-- Begin Given material --

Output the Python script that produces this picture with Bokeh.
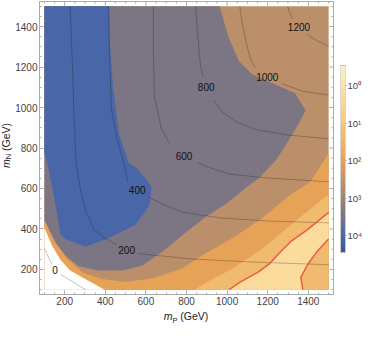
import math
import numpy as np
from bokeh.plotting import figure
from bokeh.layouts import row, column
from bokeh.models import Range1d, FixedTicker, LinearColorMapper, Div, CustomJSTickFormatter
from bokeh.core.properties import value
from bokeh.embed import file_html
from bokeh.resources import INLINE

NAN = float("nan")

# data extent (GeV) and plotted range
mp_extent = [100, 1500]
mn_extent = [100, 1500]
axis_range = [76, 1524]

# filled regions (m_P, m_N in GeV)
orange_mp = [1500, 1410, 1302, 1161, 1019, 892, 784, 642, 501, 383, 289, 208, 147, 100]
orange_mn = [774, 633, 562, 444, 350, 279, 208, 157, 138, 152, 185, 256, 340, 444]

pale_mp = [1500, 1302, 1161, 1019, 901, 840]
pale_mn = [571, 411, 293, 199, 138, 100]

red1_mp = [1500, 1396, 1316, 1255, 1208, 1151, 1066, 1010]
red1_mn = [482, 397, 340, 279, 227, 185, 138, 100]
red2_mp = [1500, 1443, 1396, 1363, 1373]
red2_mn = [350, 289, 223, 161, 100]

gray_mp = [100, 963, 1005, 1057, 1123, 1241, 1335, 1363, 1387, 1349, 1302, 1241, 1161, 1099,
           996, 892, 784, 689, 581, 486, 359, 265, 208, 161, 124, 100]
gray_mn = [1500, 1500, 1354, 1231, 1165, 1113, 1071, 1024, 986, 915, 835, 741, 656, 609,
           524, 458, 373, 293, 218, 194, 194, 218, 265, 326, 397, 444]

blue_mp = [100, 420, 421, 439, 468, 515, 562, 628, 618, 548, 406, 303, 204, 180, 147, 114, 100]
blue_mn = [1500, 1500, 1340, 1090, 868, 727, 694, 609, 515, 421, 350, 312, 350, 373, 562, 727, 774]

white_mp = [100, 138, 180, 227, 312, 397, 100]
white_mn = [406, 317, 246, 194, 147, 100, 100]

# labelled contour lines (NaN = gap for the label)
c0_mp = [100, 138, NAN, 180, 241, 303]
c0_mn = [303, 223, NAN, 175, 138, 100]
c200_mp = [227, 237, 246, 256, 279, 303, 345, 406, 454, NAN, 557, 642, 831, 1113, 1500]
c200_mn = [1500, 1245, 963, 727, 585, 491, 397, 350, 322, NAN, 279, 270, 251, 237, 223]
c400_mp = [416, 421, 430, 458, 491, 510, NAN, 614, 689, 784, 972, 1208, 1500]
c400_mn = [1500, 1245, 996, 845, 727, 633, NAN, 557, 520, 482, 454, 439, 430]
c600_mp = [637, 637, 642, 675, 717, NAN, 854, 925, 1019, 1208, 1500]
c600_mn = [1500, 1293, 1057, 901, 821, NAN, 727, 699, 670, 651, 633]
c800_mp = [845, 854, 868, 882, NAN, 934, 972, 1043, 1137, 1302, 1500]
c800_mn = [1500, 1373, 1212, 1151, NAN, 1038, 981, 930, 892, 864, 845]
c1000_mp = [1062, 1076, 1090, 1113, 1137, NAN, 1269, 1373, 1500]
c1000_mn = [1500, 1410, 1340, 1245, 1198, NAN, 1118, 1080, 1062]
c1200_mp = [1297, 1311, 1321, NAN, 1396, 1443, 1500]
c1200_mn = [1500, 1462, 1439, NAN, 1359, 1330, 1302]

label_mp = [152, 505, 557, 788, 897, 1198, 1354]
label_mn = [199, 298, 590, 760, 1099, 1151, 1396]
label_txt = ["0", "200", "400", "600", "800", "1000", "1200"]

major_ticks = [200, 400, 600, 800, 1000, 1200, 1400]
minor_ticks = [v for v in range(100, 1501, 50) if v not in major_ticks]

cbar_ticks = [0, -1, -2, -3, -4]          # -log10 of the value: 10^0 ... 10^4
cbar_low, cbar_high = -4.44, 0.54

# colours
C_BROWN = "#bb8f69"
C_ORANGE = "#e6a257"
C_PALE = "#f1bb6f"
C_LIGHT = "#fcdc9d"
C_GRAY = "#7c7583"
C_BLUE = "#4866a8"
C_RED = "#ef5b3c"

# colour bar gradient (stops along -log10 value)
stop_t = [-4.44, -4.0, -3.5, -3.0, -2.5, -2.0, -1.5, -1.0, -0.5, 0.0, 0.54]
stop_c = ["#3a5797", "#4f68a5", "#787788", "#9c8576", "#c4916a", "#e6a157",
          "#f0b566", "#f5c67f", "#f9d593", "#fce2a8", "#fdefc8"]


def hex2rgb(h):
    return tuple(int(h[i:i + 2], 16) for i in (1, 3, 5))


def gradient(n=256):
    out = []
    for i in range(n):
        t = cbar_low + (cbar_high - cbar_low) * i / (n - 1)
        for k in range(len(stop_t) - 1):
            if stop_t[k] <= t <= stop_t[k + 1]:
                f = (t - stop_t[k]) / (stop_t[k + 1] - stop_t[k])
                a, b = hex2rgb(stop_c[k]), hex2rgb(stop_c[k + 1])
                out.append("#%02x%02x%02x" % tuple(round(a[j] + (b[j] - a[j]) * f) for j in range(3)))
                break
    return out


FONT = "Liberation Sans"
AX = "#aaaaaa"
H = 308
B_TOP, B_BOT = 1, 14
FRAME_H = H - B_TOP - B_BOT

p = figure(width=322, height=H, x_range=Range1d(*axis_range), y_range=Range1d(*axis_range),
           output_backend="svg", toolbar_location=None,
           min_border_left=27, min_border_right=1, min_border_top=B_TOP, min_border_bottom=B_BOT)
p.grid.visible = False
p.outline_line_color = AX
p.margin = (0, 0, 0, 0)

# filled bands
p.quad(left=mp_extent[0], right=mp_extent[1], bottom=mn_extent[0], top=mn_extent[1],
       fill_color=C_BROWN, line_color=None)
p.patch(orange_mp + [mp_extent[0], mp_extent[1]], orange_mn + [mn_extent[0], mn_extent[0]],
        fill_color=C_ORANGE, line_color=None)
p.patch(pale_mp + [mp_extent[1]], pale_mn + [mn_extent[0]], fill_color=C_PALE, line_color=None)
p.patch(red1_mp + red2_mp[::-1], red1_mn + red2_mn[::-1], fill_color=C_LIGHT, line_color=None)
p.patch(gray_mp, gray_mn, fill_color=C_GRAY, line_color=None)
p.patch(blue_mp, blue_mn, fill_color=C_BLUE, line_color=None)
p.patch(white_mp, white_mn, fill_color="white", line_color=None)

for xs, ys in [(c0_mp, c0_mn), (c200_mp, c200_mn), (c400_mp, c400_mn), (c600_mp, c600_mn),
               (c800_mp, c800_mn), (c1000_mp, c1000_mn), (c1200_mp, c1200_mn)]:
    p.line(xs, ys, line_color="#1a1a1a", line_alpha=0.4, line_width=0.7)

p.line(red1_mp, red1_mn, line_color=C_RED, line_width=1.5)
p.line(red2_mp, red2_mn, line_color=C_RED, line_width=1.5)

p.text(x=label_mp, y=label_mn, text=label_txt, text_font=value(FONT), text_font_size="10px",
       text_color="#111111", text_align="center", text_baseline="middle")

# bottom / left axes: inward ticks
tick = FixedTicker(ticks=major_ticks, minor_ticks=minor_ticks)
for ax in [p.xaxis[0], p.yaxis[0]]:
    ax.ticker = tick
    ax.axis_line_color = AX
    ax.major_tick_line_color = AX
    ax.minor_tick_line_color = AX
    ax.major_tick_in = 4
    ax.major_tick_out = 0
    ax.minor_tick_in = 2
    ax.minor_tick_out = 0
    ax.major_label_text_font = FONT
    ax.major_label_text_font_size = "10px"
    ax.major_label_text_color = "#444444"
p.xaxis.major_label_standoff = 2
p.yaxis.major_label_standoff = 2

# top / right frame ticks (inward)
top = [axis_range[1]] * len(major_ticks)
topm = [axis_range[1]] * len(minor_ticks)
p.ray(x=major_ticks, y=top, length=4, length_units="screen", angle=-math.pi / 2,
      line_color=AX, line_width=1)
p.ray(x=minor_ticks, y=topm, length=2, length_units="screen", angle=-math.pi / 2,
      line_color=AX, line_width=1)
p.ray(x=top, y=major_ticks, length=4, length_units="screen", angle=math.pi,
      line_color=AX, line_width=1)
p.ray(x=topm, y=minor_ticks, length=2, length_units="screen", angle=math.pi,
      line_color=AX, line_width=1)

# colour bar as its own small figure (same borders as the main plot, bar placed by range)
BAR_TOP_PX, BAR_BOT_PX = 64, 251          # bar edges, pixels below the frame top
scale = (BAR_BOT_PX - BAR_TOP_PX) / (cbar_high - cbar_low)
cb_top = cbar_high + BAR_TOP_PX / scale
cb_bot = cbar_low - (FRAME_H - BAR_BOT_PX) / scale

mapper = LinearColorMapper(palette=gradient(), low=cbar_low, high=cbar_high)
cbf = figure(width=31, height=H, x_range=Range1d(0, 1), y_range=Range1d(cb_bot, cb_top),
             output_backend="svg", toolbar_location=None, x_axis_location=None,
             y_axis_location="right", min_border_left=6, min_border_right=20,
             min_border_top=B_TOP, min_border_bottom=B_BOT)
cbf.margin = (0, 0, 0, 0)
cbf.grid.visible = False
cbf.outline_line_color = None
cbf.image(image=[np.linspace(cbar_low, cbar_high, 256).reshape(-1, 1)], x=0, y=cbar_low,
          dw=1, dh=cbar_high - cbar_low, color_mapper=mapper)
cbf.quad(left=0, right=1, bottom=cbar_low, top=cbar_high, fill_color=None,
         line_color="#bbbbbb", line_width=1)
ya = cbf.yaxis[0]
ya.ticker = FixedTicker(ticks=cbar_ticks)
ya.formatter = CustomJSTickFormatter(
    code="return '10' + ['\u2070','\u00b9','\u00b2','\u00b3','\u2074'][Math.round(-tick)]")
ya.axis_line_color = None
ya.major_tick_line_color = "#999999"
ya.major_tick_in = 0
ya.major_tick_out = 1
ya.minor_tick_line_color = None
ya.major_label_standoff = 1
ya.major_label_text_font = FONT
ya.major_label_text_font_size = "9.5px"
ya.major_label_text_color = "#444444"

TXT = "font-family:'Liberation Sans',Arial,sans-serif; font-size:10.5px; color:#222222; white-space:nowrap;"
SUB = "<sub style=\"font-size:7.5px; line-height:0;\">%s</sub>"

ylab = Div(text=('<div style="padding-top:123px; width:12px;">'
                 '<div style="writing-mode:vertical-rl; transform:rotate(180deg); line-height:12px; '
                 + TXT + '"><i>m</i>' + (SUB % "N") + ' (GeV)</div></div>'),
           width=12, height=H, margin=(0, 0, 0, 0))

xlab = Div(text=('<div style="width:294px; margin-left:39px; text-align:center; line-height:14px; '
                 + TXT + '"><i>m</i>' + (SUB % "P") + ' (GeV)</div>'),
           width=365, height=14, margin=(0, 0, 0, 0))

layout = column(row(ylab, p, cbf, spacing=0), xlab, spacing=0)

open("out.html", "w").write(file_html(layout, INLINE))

-- End Given material --

Extract every line containing the string "picture" from the data above.

→ Solved exercise:
Output the Python script that produces this picture with Bokeh.

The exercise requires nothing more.